二)三国志魏志倭人伝によると、「その風俗、淫にあらず」とある。男女間のロマンスに対して古

代からおおらかだった反面、多淫な権力者が異常なほど発生する中国王朝的な背景が少なかったし、平安期の天皇家の後宮にしても極めて小規模であり、源氏物語等から受ける印象でも、男女間の垣根は低く、恋愛は比較的オープンだった。

三)騎馬民族や遊牧民族で日常茶飯事に行われていた家畜の去勢だったが、農耕民族である

日本人の場合、全く経験が無かった上、熱心な仏教徒である古代日本人にとって、人の身体に危害を加える行為そのものは、「穢れ」以外の何ものでもなかったのである。
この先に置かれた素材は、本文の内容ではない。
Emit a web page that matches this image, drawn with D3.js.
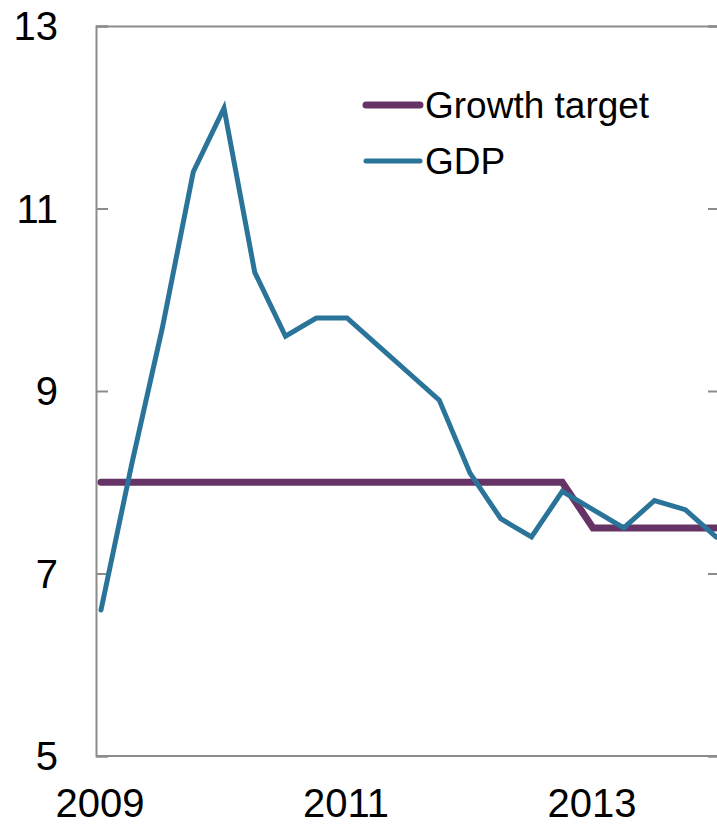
<!DOCTYPE html>
<html><head><meta charset="utf-8">
<script src="https://cdn.jsdelivr.net/npm/d3@7"></script>
<style>html,body{margin:0;padding:0;background:#fff;overflow:hidden}</style>
</head><body>
<svg id="c" width="717" height="826"></svg>
<script>
const quarters = ["2009Q1","2009Q2","2009Q3","2009Q4","2010Q1","2010Q2","2010Q3","2010Q4","2011Q1","2011Q2","2011Q3","2011Q4","2012Q1","2012Q2","2012Q3","2012Q4","2013Q1","2013Q2","2013Q3","2013Q4","2014Q1"];
const gdp = [6.6,8.2,9.7,11.4,12.1,10.3,9.6,9.8,9.8,9.5,9.2,8.9,8.1,7.6,7.4,7.9,7.7,7.5,7.8,7.7,7.4];
const target = [8,8,8,8,8,8,8,8,8,8,8,8,8,8,8,8,7.5,7.5,7.5,7.5,7.5];
const yTicks = [5,7,9,11,13];
const xTickLabels = ["2009","2011","2013"];
const seriesNames = ["Growth target","GDP"];

const svg = d3.select("#c");
const L = 96, R = 718, T = 26, B = 756;
const x = d3.scaleLinear().domain([0, quarters.length - 1]).range([101, 716]);
const y = d3.scaleLinear().domain([5, 13]).range([B, T]);
const axisColor = "#8c8c8c";
const font = "Liberation Sans, Arial, sans-serif";

// frame: top border
svg.append("line").attr("x1", L).attr("x2", R).attr("y1", T + 0.5).attr("y2", T + 0.5)
  .attr("stroke", axisColor).attr("stroke-width", 2);

// left axis
const ga = svg.append("g").attr("transform", `translate(${L},0)`)
  .call(d3.axisRight(y).tickValues(yTicks).tickSize(12).tickFormat(""));
ga.select(".domain").attr("stroke", axisColor).attr("stroke-width", 2);
ga.selectAll(".tick line").attr("stroke", axisColor).attr("stroke-width", 2);

// right axis
const gr = svg.append("g").attr("transform", `translate(${R},0)`)
  .call(d3.axisLeft(y).tickValues(yTicks).tickSize(10).tickFormat(""));
gr.select(".domain").attr("stroke", axisColor).attr("stroke-width", 2);
gr.selectAll(".tick line").attr("stroke", axisColor).attr("stroke-width", 2);

// y labels
svg.append("g").selectAll("text").data(yTicks).join("text")
  .attr("x", 58).attr("y", d => y(d)).attr("dy", "0.36em")
  .attr("text-anchor", "end").attr("font-family", font).attr("font-size", 40)
  .attr("fill", "#000").text(d => d);

// bottom axis
svg.append("line").attr("x1", L).attr("x2", R).attr("y1", B).attr("y2", B)
  .attr("stroke", axisColor).attr("stroke-width", 2);
svg.append("g").selectAll("text").data(xTickLabels).join("text")
  .attr("x", d => x(quarters.indexOf(d + "Q1")) - 1).attr("y", 817)
  .attr("text-anchor", "middle").attr("font-family", font).attr("font-size", 40)
  .attr("fill", "#000").text(d => d);

const colors = {"Growth target": "#663366", "GDP": "#2b7499"};
const widths = {"Growth target": 7, "GDP": 5};
const line = d3.line().x((d, i) => x(i)).y(d => y(d));

svg.append("path").datum(target).attr("d", line).attr("fill", "none")
  .attr("stroke", colors["Growth target"]).attr("stroke-width", widths["Growth target"])
  .attr("stroke-linecap", "round").attr("stroke-linejoin", "miter");
svg.append("path").datum(gdp).attr("d", line).attr("fill", "none")
  .attr("stroke", colors["GDP"]).attr("stroke-width", widths["GDP"])
  .attr("stroke-linecap", "round").attr("stroke-linejoin", "miter");

// legend
const lg = svg.append("g");
const legY = [105, 161];
seriesNames.forEach((n, i) => {
  lg.append("line").attr("x1", 366).attr("x2", 420).attr("y1", legY[i]).attr("y2", legY[i])
    .attr("stroke", colors[n]).attr("stroke-width", n === "GDP" ? 5 : 7).attr("stroke-linecap", "round");
  lg.append("text").attr("x", 425).attr("y", legY[i] + 12.5)
    .attr("font-family", font).attr("font-size", 37).attr("fill", "#000").text(n);
});
</script>
</body></html>
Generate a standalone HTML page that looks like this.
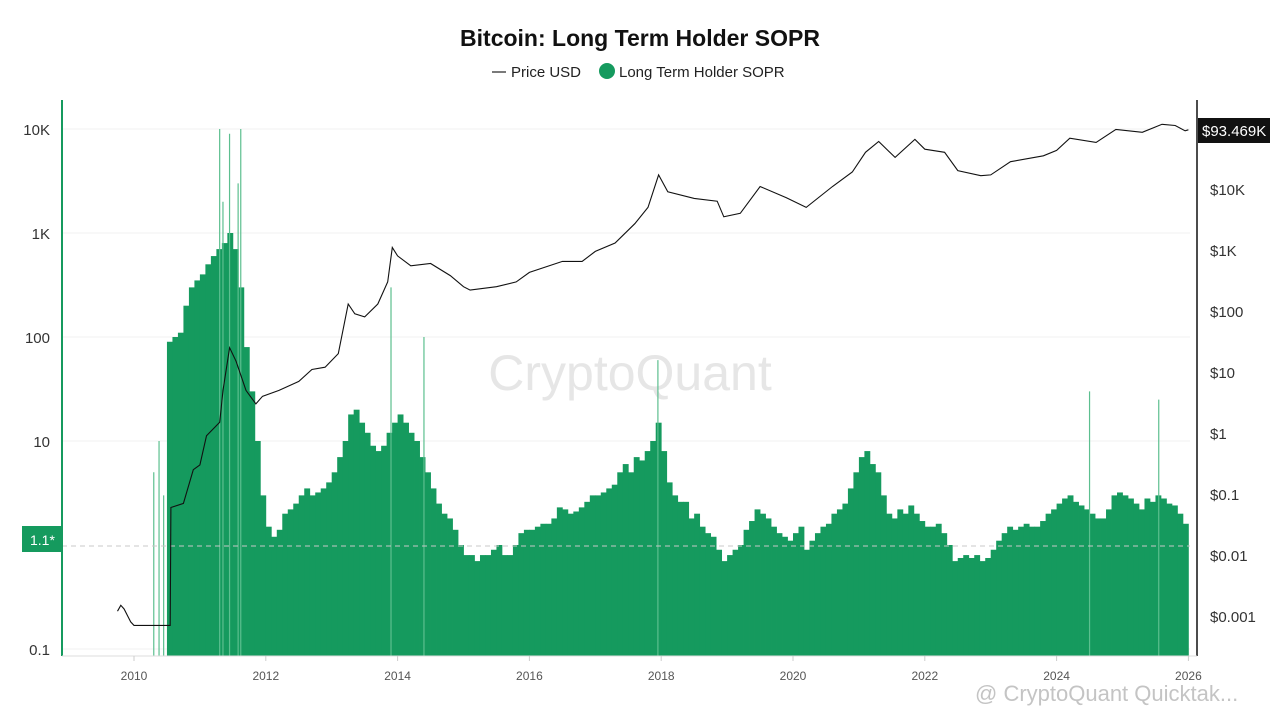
<!DOCTYPE html>
<html><head><meta charset="utf-8">
<style>
body{margin:0;background:#fff;font-family:"Liberation Sans",sans-serif;}
#wrap{position:relative;width:1280px;height:720px;overflow:hidden;}
</style></head>
<body>
<div id="wrap">
<svg id="chart" width="1280" height="720" xmlns="http://www.w3.org/2000/svg">
  <text x="640" y="46" text-anchor="middle" font-size="23" font-weight="bold" fill="#111">Bitcoin: Long Term Holder SOPR</text>
  <g>
    <g>
      <line x1="492" y1="72" x2="506" y2="72" stroke="#222" stroke-width="1.2"/>
      <text x="511" y="77" font-size="15" fill="#222">Price USD</text>
    </g>
    <g>
      <circle cx="607" cy="71" r="8" fill="#159a5e"/>
      <text x="619" y="77" font-size="15" fill="#222">Long Term Holder SOPR</text>
    </g>
  </g>
  <text x="630" y="390" text-anchor="middle" font-size="50" fill="#e6e6e6">CryptoQuant</text>
  <g id="grid"></g>
  <g id="bars"></g>
  <g id="spikes"></g>
  <line x1="62" y1="546" x2="1190" y2="546" stroke="#c8c8c8" stroke-dasharray="5,4" stroke-width="1"/>
  <path id="price" fill="none" stroke="#111" stroke-width="1.1"/>
  <line x1="62" y1="100" x2="62" y2="656" stroke="#159a5e" stroke-width="2"/>
  <line x1="1197" y1="100" x2="1197" y2="656" stroke="#111" stroke-width="1.5"/>
  <line x1="62" y1="656" x2="1197" y2="656" stroke="#ddd" stroke-width="1"/>
  <g id="leftTicks"></g>
  <g id="rightTicks"></g>
  <g id="xTicks"></g>
  <g>
    <rect x="22" y="526" width="40" height="26" fill="#159a5e"/>
    <text x="30" y="545" font-size="14" fill="#fff">1.1*</text>
  </g>
  <g>
    <rect x="1198" y="118" width="72" height="25" fill="#111"/>
    <text x="1202" y="136" font-size="15" fill="#fff">$93.469K</text>
  </g>
  <text x="975" y="701" font-size="22" fill="#c4c4c4">@ CryptoQuant Quicktak...</text>
</svg>
</div>
<script>
const NS="http://www.w3.org/2000/svg";
// ---- data ----
const soprStartYear = 2010.5; // monthly from Jul 2010
const soprValues = [
 90,100,110,200,300,350,
 400,500,600,700,800,1000,700,300,80,30,10,3,
 1.5,1.2,1.4,2.0,2.2,2.5,3,3.5,3,3.2,3.5,4,
 5,7,10,18,20,15,12,9,8,9,12,15,
 18,15,12,10,7,5,3.5,2.5,2,1.8,1.4,1.0,
 0.8,0.8,0.7,0.8,0.8,0.9,1.0,0.8,0.8,1.0,1.3,1.4,
 1.4,1.5,1.6,1.6,1.8,2.3,2.2,2.0,2.1,2.3,2.6,3.0,
 3,3.2,3.5,3.8,5,6,5,7,6.5,8,10,15,
 8,4,3,2.6,2.6,1.8,2,1.5,1.3,1.2,0.9,0.7,
 0.8,0.9,1.0,1.4,1.7,2.2,2.0,1.8,1.5,1.3,1.2,1.1,
 1.3,1.5,0.9,1.1,1.3,1.5,1.6,2.0,2.2,2.5,3.5,5,
 7,8,6,5,3,2,1.8,2.2,2.0,2.4,2.0,1.7,
 1.5,1.5,1.6,1.3,1.0,0.7,0.75,0.8,0.75,0.8,0.7,0.75,
 0.9,1.1,1.3,1.5,1.4,1.5,1.6,1.5,1.5,1.7,2.0,2.2,
 2.5,2.8,3,2.6,2.4,2.2,2.0,1.8,1.8,2.2,3,3.2,
 3,2.8,2.5,2.2,2.8,2.6,3,2.8,2.5,2.4,2.0,1.6
];
const spikeDates  = [2010.3,2010.38,2010.45,2011.3,2011.35,2011.45,2011.58,2011.62,2013.9,2014.4,2017.95,2024.5,2025.55];
const spikeValues = [5,10,3,10000,2000,9000,3000,10000,300,100,60,30,25];
const priceDates  = [2009.75,2009.8,2009.85,2009.95,2010.0,2010.55,2010.56,2010.75,2010.9,2011.0,2011.1,2011.3,2011.35,2011.45,2011.55,2011.7,2011.85,2011.95,2012.2,2012.5,2012.7,2012.9,2013.1,2013.25,2013.35,2013.5,2013.7,2013.85,2013.92,2014.0,2014.2,2014.5,2014.8,2015.0,2015.1,2015.5,2015.8,2016.0,2016.5,2016.8,2017.0,2017.3,2017.6,2017.8,2017.96,2018.1,2018.5,2018.85,2018.95,2019.2,2019.5,2019.9,2020.2,2020.6,2020.9,2021.1,2021.3,2021.55,2021.85,2022.0,2022.3,2022.5,2022.85,2023.0,2023.3,2023.8,2024.0,2024.2,2024.6,2024.9,2025.3,2025.6,2025.8,2025.95,2026.0];
const priceValues = [0.0012,0.0015,0.0013,0.0008,0.0007,0.0007,0.06,0.07,0.25,0.3,0.9,1.5,5,25,15,5,3,4,5,7,11,12,20,130,90,80,130,300,1100,800,550,600,380,250,220,250,300,430,650,650,950,1300,2700,5000,17000,9000,7000,6300,3500,4000,11000,7200,5000,11000,19000,40000,60000,33000,65000,45000,40000,20000,16500,17000,28000,35000,43000,68000,58000,95000,85000,115000,110000,90000,93469];
const leftTicks = [10000,1000,100,10,0.1];
const leftTickLabels = ["10K","1K","100","10","0.1"];
const rightTicks = [10000,1000,100,10,1,0.1,0.01,0.001];
const rightTickLabels = ["$10K","$1K","$100","$10","$1","$0.1","$0.01","$0.001"];
const xTickYears = [2010,2012,2014,2016,2018,2020,2022,2024,2026];

// ---- scales ----
const X = yr => 134 + (yr-2010)*65.9;
const YL = v => 545 - Math.log10(v)*104;
const YR = v => 189 - (Math.log10(v)-4)*61;
const BOTTOM = 656;

const bars=document.getElementById('bars');
const mw=65.9/12;
soprValues.forEach((v,i)=>{
  const x=X(soprStartYear+i/12);
  const r=document.createElementNS(NS,'rect');
  const y=Math.max(YL(v),100);
  r.setAttribute('x',x.toFixed(2));r.setAttribute('y',y.toFixed(2));
  r.setAttribute('width',(mw+0.4).toFixed(2));r.setAttribute('height',(BOTTOM-y).toFixed(2));
  r.setAttribute('fill','#159a5e');
  
  
  bars.appendChild(r);
});
const sp=document.getElementById('spikes');
spikeDates.forEach((d,i)=>{
  const l=document.createElementNS(NS,'line');
  const x=X(d);
  l.setAttribute('x1',x);l.setAttribute('x2',x);
  l.setAttribute('y1',YL(spikeValues[i]));l.setAttribute('y2',BOTTOM);
  l.setAttribute('stroke','#5cbf8f');l.setAttribute('stroke-width','1.2');
  
  
  sp.appendChild(l);
});
let d='';
priceDates.forEach((t,i)=>{d+=(i?'L':'M')+X(t).toFixed(1)+','+YR(priceValues[i]).toFixed(1);});
document.getElementById('price').setAttribute('d',d);

const grid=document.getElementById('grid'), lt=document.getElementById('leftTicks');
leftTicks.forEach((v,i)=>{
  const y=YL(v);
  const g=document.createElementNS(NS,'line');
  g.setAttribute('x1',62);g.setAttribute('x2',1190);g.setAttribute('y1',y);g.setAttribute('y2',y);
  g.setAttribute('stroke','#f2f2f2');
  
  
  grid.appendChild(g);
  const t=document.createElementNS(NS,'text');
  t.setAttribute('x',50);t.setAttribute('y',y+6);t.setAttribute('text-anchor','end');
  t.setAttribute('font-size','15');t.setAttribute('fill','#333');
  t.textContent=leftTickLabels[i];
  
  
  lt.appendChild(t);
});
const rt=document.getElementById('rightTicks');
rightTicks.forEach((v,i)=>{
  const t=document.createElementNS(NS,'text');
  t.setAttribute('x',1210);t.setAttribute('y',YR(v)+6);
  t.setAttribute('font-size','15');t.setAttribute('fill','#333');
  t.textContent=rightTickLabels[i];
  
  
  rt.appendChild(t);
});
const xt=document.getElementById('xTicks');
xTickYears.forEach(yr=>{
  const x=X(yr);
  const tk=document.createElementNS(NS,'line');
  tk.setAttribute('x1',x);tk.setAttribute('x2',x);tk.setAttribute('y1',656);tk.setAttribute('y2',661);
  tk.setAttribute('stroke','#ccc');
  
  
  xt.appendChild(tk);
  const t=document.createElementNS(NS,'text');
  t.setAttribute('x',x);t.setAttribute('y',680);t.setAttribute('text-anchor','middle');
  t.setAttribute('font-size','12');t.setAttribute('fill','#555');
  t.textContent=yr;
  
  
  xt.appendChild(t);
});
</script>
</body></html>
四)武家政権になってからも、居住空間における表と裏の区別はあったが、中国のように厳重に

宦官に管理させて囲い込む程の意識は日本には存在しなかったし、そもそも、男女が節度を持って接するのが日本本来の中世からの慣習だったのである。


「穢れ」を最も忌み嫌う民族だった古代日本人にとって、男でも女でも無い人為的に造られた「宦官」の存在自体が、嫌悪感を際立たせる強烈な存在だったのかも知れない。

多分、これは妄想に近い想像に過ぎないが、彼の地(中国や朝鮮)で、宦官に会った古代日本人が居たとすれば、宦官と別れた直後に、自身で考えられる最善のみそぎを必ず行ったと考えたい。


(日本人の「民族性」)

長かった縄文時代と、それに続く稲作文化の定着した時代に古代日本人の民族性の基盤は間違いなく形成されたと断定しても過ちでは無いと思う。

今に残る皇室の「大嘗祭」等の諸行事や伊勢神宮等の古社の諸行事を見聞しても、日本人は、「忌み穢れ」を極端に嫌悪する傾向が強く、「清浄」な世界の維持に心を砕いて来た民族だったと考えたい。

その根幹には、自然災害を含めて、生活に禍をもたらす存在をも神と崇めて恐れ平伏しながら、国家・国民の安寧に対し天皇家を中心に一体となって祈念する自然発生的な国家神道を二千年以上に渡り信奉してきた貴重な歴史があった。

この「清浄」を重要な人間性護持の考え方の根源に置く「日本民族の精神性」と中国の「宦官制度」は、相容れない存在ではなかったかと思っている。

その一方で、尊敬して止まない先進国中国の王朝が古代以来、採用している「宦官制度」を素直に受容して自国なりに国体に合わせて王朝の組織の一部として採用した朝鮮の王朝があった。その点、李氏朝鮮王朝での宦官制度は、本家中国のような多くの弊害を防ぎながら、体制のシステムの一部として受容されている。


しかし、何度も遣唐使を派遣して唐の律令制度や中国文化の積極的な吸収に務めた古代日本だったが、「宦官制度」そのものが、古代日本人にとって、「イヤなものはイヤ」だったのではなかろうか!

この、「人間性本来の持つ倫理観の保持」によって、古代日本は、中国や朝鮮、ベトナムとは大きく異なる東アジアの中でも精神的な独立国の地位を保持できたのだと考えたい。

更に、付言すると、アジアの中でも独特の「人間性本来の持つ倫理観」を保持出来たことによって、西欧文明の持つ自由主義や自然科学を色眼鏡無しで近代に採り入れることが出来たのである。